### [TASK OBJECTIVE]
Go through the lines below. Copy those with "this".
[start of RECORDS PROVIDED]
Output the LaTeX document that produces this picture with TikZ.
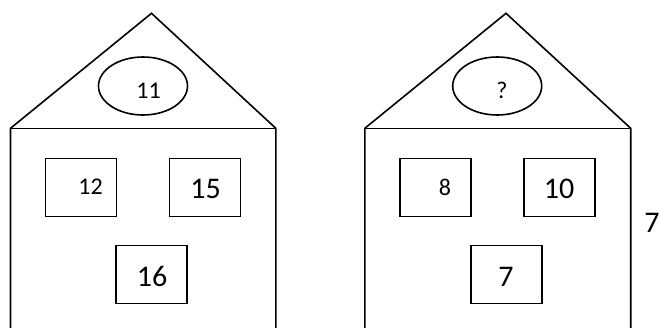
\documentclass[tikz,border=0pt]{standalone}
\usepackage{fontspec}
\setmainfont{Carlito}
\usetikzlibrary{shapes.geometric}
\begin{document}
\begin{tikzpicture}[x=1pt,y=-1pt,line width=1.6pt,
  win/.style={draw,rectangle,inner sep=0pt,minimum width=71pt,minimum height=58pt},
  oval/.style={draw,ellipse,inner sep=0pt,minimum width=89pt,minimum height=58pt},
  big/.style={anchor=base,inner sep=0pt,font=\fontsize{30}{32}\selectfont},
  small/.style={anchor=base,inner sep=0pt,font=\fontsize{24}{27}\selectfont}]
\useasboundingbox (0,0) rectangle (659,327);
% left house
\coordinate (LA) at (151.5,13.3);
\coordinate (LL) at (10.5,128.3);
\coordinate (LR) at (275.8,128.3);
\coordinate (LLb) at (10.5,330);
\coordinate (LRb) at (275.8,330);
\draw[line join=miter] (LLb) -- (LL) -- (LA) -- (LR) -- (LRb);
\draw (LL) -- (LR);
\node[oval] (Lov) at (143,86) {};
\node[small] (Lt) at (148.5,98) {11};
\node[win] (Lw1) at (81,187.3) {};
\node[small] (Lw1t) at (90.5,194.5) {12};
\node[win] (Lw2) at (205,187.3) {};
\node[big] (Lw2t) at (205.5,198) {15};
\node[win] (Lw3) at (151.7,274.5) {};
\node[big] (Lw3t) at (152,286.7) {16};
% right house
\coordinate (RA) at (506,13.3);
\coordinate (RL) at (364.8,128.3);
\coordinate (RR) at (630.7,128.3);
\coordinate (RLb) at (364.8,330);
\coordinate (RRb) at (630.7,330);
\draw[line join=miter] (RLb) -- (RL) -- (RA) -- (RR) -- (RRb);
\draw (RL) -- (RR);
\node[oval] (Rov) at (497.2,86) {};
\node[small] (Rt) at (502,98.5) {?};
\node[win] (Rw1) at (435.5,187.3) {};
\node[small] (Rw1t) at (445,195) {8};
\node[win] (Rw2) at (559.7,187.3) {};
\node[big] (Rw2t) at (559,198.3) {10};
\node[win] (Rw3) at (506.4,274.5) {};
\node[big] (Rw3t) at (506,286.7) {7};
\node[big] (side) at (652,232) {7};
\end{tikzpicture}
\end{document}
[end of RECORDS PROVIDED]
[start of RECORDS PROVIDED]
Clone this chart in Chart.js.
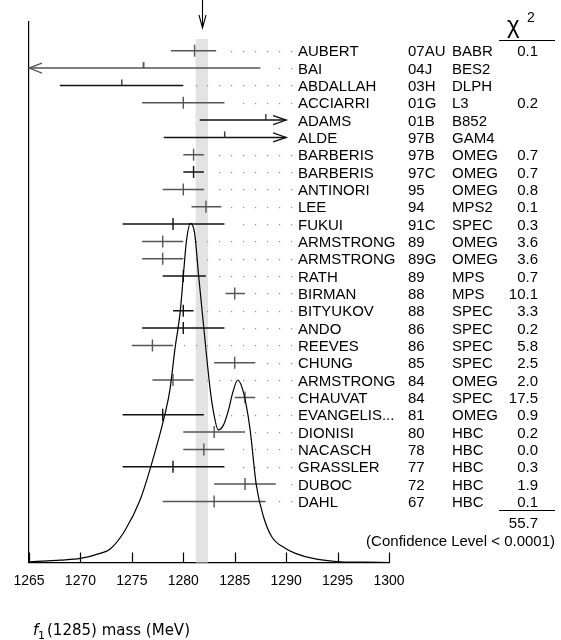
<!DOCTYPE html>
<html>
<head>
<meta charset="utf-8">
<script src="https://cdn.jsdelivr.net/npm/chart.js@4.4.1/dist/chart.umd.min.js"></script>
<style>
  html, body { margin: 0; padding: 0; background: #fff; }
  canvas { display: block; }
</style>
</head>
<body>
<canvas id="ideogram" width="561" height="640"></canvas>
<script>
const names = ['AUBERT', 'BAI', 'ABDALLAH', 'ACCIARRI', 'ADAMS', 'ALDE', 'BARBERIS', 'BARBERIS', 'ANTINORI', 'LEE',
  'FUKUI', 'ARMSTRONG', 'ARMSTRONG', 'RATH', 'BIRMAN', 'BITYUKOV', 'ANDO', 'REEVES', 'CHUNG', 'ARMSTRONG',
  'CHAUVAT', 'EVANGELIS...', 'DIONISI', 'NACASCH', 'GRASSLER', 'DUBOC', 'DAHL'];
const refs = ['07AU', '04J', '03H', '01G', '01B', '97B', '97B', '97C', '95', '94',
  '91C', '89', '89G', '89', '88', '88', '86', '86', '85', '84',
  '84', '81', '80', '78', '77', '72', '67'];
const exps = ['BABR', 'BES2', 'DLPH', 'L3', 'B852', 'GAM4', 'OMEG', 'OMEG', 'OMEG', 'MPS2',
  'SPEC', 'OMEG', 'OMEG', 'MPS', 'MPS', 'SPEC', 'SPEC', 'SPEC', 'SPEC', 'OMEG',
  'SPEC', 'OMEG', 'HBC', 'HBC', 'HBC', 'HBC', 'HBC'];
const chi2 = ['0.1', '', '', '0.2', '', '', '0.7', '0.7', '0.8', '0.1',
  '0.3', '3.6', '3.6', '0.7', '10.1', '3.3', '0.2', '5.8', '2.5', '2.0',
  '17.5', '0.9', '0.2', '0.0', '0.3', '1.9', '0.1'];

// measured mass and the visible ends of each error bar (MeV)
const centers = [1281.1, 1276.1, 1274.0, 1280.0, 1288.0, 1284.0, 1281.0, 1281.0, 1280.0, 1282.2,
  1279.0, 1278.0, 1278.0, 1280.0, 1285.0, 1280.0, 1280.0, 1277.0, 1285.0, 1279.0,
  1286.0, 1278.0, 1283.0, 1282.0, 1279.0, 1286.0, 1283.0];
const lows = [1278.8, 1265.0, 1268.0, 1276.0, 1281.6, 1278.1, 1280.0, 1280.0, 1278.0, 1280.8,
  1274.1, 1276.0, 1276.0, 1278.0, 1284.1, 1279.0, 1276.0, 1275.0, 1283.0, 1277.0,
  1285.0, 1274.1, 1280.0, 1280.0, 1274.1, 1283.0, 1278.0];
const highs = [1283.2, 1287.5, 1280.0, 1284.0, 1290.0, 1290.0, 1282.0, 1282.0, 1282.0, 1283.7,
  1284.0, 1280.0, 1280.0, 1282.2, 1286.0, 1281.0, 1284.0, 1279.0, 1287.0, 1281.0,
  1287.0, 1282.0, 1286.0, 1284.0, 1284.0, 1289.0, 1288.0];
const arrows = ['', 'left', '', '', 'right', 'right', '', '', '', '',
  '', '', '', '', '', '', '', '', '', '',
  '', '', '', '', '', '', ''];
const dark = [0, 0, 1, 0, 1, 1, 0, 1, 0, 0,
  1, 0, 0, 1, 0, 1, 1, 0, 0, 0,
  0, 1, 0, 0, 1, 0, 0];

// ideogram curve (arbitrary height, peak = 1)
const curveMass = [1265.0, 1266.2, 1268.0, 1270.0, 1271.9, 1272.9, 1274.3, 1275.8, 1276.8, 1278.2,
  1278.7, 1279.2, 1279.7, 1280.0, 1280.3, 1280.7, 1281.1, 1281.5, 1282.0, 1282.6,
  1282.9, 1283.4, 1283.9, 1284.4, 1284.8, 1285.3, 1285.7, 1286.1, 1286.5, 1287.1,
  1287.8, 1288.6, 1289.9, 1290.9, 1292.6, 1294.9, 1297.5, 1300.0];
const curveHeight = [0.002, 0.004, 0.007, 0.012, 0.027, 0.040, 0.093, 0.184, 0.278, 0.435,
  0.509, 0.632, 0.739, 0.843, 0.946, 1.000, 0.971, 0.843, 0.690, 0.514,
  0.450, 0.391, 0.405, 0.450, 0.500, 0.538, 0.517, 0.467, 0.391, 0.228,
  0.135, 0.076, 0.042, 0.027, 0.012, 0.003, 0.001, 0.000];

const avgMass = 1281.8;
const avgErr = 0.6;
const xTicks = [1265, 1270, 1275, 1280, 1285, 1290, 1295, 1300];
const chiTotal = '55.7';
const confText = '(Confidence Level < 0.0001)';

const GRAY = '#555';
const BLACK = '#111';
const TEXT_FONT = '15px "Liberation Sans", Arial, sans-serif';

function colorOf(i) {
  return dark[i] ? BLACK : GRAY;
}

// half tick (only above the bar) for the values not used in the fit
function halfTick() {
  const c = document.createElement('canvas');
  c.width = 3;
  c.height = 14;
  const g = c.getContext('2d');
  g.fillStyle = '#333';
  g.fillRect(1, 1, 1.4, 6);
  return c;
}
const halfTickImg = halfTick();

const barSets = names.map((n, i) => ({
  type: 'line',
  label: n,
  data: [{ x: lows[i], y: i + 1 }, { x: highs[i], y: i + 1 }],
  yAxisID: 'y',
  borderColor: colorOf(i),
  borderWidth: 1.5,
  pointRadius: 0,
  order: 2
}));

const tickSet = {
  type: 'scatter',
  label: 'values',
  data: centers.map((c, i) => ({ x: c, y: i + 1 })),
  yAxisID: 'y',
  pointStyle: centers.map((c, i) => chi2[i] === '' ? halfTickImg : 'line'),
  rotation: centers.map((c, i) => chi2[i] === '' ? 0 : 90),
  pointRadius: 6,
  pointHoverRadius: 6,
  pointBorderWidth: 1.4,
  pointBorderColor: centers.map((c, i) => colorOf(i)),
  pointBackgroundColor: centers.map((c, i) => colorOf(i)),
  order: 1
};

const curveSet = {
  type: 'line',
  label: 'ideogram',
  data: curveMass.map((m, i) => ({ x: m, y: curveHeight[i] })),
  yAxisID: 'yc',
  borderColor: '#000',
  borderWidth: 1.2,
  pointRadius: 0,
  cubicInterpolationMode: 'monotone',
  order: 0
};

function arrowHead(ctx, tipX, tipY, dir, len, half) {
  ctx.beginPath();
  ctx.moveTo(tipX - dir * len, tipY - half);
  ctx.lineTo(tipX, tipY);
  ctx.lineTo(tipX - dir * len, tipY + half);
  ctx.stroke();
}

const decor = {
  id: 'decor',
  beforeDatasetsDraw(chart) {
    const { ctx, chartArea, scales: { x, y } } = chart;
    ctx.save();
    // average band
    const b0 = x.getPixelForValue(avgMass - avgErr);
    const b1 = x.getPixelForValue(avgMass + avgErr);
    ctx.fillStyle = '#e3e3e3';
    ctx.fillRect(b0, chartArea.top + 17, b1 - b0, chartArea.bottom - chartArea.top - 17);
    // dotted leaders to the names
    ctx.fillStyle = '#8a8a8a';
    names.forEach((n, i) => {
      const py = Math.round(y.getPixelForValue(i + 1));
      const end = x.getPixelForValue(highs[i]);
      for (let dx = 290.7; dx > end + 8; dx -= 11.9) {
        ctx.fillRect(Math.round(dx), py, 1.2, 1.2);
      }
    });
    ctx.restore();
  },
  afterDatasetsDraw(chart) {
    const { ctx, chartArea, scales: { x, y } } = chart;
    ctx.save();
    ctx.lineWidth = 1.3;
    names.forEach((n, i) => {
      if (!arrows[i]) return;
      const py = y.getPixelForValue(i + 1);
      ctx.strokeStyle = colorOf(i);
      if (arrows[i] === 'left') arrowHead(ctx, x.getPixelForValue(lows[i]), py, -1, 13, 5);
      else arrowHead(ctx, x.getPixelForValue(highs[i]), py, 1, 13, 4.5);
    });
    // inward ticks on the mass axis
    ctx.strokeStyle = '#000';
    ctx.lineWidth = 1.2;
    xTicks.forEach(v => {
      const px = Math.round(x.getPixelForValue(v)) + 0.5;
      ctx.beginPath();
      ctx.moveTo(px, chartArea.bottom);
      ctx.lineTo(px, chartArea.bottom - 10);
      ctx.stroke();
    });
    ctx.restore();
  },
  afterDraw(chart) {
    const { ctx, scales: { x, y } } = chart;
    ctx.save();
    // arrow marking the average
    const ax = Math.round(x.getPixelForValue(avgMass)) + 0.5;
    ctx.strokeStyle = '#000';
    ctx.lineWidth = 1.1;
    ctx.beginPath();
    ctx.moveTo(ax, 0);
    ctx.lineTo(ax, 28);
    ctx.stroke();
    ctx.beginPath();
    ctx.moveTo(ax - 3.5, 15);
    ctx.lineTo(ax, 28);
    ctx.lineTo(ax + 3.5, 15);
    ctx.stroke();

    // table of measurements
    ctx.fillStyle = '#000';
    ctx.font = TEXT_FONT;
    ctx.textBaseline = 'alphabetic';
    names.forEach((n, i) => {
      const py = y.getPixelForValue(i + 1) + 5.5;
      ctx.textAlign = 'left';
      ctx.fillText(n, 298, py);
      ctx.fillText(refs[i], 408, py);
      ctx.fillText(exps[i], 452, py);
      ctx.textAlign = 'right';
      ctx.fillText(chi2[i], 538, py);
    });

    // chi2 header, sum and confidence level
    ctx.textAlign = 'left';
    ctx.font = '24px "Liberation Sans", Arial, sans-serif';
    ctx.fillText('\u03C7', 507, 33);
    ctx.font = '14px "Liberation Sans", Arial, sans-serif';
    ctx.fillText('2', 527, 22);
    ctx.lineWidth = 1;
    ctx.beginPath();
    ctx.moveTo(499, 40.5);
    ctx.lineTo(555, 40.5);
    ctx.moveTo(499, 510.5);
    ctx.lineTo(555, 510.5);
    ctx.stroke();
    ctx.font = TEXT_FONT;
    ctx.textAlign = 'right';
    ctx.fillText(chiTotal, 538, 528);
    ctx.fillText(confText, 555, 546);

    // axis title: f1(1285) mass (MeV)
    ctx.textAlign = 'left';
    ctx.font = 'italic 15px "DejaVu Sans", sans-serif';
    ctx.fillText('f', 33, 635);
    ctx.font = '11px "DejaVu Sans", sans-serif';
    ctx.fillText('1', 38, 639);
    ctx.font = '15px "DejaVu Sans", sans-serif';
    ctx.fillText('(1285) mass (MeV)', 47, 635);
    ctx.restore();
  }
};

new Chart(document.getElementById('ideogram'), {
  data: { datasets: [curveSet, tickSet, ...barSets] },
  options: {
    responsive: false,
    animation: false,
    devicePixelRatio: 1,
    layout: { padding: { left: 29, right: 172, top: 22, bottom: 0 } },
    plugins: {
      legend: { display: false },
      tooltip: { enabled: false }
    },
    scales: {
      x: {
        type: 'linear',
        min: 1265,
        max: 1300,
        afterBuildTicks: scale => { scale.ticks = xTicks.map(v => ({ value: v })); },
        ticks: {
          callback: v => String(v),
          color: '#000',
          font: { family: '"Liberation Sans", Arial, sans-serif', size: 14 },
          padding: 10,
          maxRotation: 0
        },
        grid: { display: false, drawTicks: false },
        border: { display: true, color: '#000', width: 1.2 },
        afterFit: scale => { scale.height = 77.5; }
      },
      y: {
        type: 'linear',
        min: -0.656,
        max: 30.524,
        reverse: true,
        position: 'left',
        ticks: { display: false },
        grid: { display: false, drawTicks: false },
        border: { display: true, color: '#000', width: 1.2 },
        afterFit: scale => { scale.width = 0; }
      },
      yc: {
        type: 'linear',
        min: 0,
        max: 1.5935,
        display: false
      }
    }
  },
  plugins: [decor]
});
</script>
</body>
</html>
[end of RECORDS PROVIDED]
### [OUTPUT]
Output the LaTeX document that produces this picture with TikZ.
Clone this chart in Chart.js.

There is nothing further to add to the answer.